Бомарше ломает все нормы французской комедии. Для него не существует «правил». («Видан ли жанр, в котором правила рождали бы шедевр», — писал он еще в своем «Опыте о серьезном драматическом жанре».) В эпизоде узнавания Марселины и Фигаро, который следует за одной из самых смешных и сатирически заостренных сцен «Безумного дня», автор неожиданно влагает в уста Марселины, «комической старухи», не пользовавшейся до сих пор никаким сочувствием зрителя, серьезные и даже патетические слова о положении женщины в современном обществе. Перед каскадом комедийных недоразумений финала пьесы Бомарше позволяет себе внезапно остановить действие, как коня на полном скаку, и предоставляет Фигаро слово для монолога, значительность социальных и даже философских обобщений которого поднимает комедийного героя на уровень передовых мыслителей эпохи.

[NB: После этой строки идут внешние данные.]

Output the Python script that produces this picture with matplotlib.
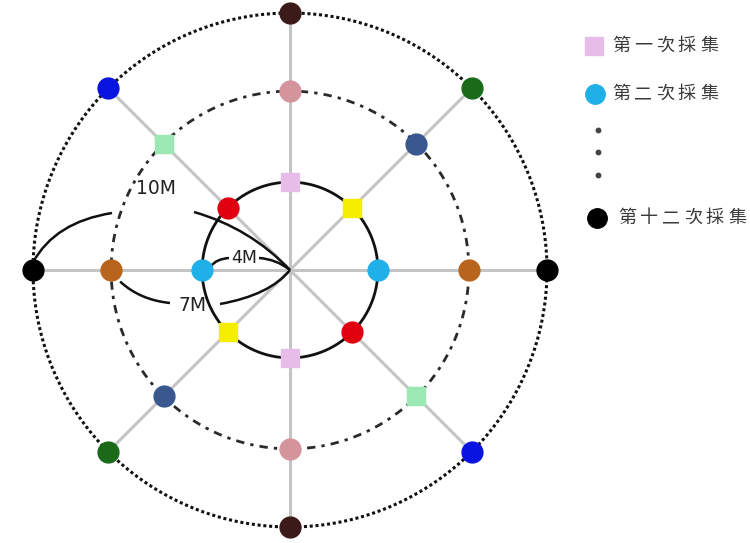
import numpy as np
import matplotlib.pyplot as plt
from matplotlib.path import Path
from matplotlib.patches import PathPatch

# ---- data ----
spoke_angles = [0, 45, 90, 135, 180, 225, 270, 315]
ring_labels = ['4M', '7M', '10M']
ring_radius = [3.42, 6.96, 10.0]          # drawn radii (outer ring = 10)
ring_styles = ['solid', 'dashdot', 'dotted']
# colour of the marker per ring for spoke angle mod 180 (0, 45, 90, 135)
inner_colors = ['#20b0e8', '#f5ee00', '#e8bce8', '#e00010']
middle_colors = ['#b8641c', '#3a5890', '#d4949c', '#9ce8b4']
outer_colors = ['#000000', '#1a6a1a', '#3c1a1a', '#0a14e0']
inner_shapes = ['o', 's', 's', 'o']
middle_shapes = ['o', 'o', 'o', 's']
outer_shapes = ['o', 'o', 'o', 'o']
legend_labels = ['第一次採集', '第二次採集', '第十二次採集']
legend_colors = ['#e8bce8', '#20b0e8', '#000000']
legend_shapes = ['s', 'o', 'o']

# ---- layout helpers ----
CX, CY, S = 290.0, 270.0, 25.7
W, H = 750, 543


def P(px, py):
    return ((px - CX) / S, (CY - py) / S)


fig = plt.figure(figsize=(7.5, 5.43), dpi=100)
ax = fig.add_axes([0, 0, 1, 1])
ax.set_xlim((0 - CX) / S, (W - CX) / S)
ax.set_ylim((CY - H) / S, (CY - 0) / S)
ax.axis('off')

R = ring_radius[-1]
# spokes
for a in spoke_angles:
    t = np.deg2rad(a)
    ax.plot([0, R * np.cos(t)], [0, R * np.sin(t)], color='#c4c4c4', lw=2.2,
            zorder=1, solid_capstyle='butt')

# rings
th = np.linspace(0, 2 * np.pi, 721)
ls_map = {'solid': dict(ls='-', lw=2.0, color='#111111'),
          'dashdot': dict(ls=(0, (3, 2.2, 1.2, 2.2)), lw=2.0, color='#2a2a2a'),
          'dotted': dict(ls=(0, (1, 0.9)), lw=2.2, color='#111111')}
for r, st in zip(ring_radius, ring_styles):
    ax.plot(r * np.cos(th), r * np.sin(th), zorder=2, **ls_map[st])

# markers
for r, cols, shapes in zip(ring_radius, [inner_colors, middle_colors, outer_colors],
                           [inner_shapes, middle_shapes, outer_shapes]):
    for a in spoke_angles:
        k = (a % 180) // 45
        t = np.deg2rad(a)
        ms = 15 if shapes[k] == 'o' else 13.5
        ax.plot(r * np.cos(t), r * np.sin(t), marker=shapes[k], ms=ms,
                color=cols[k], mec=cols[k], zorder=5, ls='none')

# annotation leader curves


def curve(p0, pc, p1):
    path = Path([p0, pc, p1], [Path.MOVETO, Path.CURVE3, Path.CURVE3])
    ax.add_patch(PathPatch(path, fill=False, ec='#111111', lw=1.8, zorder=3))


r4, r7, r10 = ring_radius
# 10M
curve((-r10, 0.3), P(55, 222), P(112, 213))
curve(P(194, 212), P(250, 228), (0, 0))
ax.text(*P(156, 188), ring_labels[2], fontsize=13.5, color='#222222',
        ha='center', va='center', zorder=6)
# 4M
curve((-r4 + 0.35, 0.15), P(216, 259), P(229, 258))
curve(P(259, 258), P(276, 259), (0, 0))
ax.text(*P(244, 258), ring_labels[0], fontsize=12.5, color='#222222',
        ha='center', va='center', zorder=6)
# 7M
curve((-r7 + 0.35, -0.45), P(140, 300), P(170, 303))
curve(P(220, 304), P(270, 295), (0, 0))
ax.text(*P(193, 305), ring_labels[1], fontsize=13.5, color='#222222',
        ha='center', va='center', zorder=6)

# legend (drawn manually)
rows_y = [46, 94, 218]
marker_x = [594, 595, 597]
text_x0 = [621, 621, 627]
for lab, col, shp, y, mx, tx in zip(legend_labels, legend_colors, legend_shapes,
                                   rows_y, marker_x, text_x0):
    ax.plot(*P(mx, y), marker=shp, ms=14 if shp == 'o' else 13, color=col,
            mec=col, ls='none', zorder=5)
    for i, ch in enumerate(lab):
        ax.text(*P(tx + i * 22.0, y), ch, fontsize=13, color='#3a3a3a',
                ha='center', va='center', fontweight='medium',
                family=['Noto Sans CJK TC', 'DejaVu Sans'])
for y in [130, 152, 175]:
    ax.plot(*P(598, y), marker='o', ms=3.2, color='#444444', ls='none')

fig.savefig('out.png', dpi=100)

Сложность интриги «Безумного дня» нередко сравнивали со сложностью часового механизма — благо такое сравнение подсказывала и биография автора. Но было бы ошибкой видеть в этом безукоризненно действующем хитросплетении цепляющих друг друга шестеренок мастерство чисто формальное. Роль «анкерного спуска», регулирующего взаимодействие всех интриг безумного дня, играет борьба за чувство и человеческое достоинство. Начинает ее Фигаро, потом вторгается Марселина, наконец, инициативу перехватывает графиня — но сочетаются воедино все эти линии только благодаря тому, что пружина у них одна: оскорбленная любовь Розины и оскорбленное чувство Фигаро и Сюзанны восстают против одного противника — против графа Альмавивы с его сословными претензиями, которые необходимо и возможно ниспровергнуть, унизить, высмеять. Социальный протест, откровенный в Фигаро и его невесте, скрытно движет и графиней, которой в замке Агуас Фрескас отведено столь же подчиненное и бесправное место, как и слугам. И даже линия Керубино, как будто лежащая в стороне от фабулы комедии, сплетается с ней, сообщая своею наивностью чувств, своим ребячеством дополнительный оттенок человечности всеобщему протесту против графского произвола. Граф, посрамленный женой и Сюзанной, проведенный хитроумным Фигаро, оказывается вовсе смешон и нелеп в своем необузданном и несоразмерном гневе против шаловливого, по-детски непосредственного, по-юношески пылкого пажа.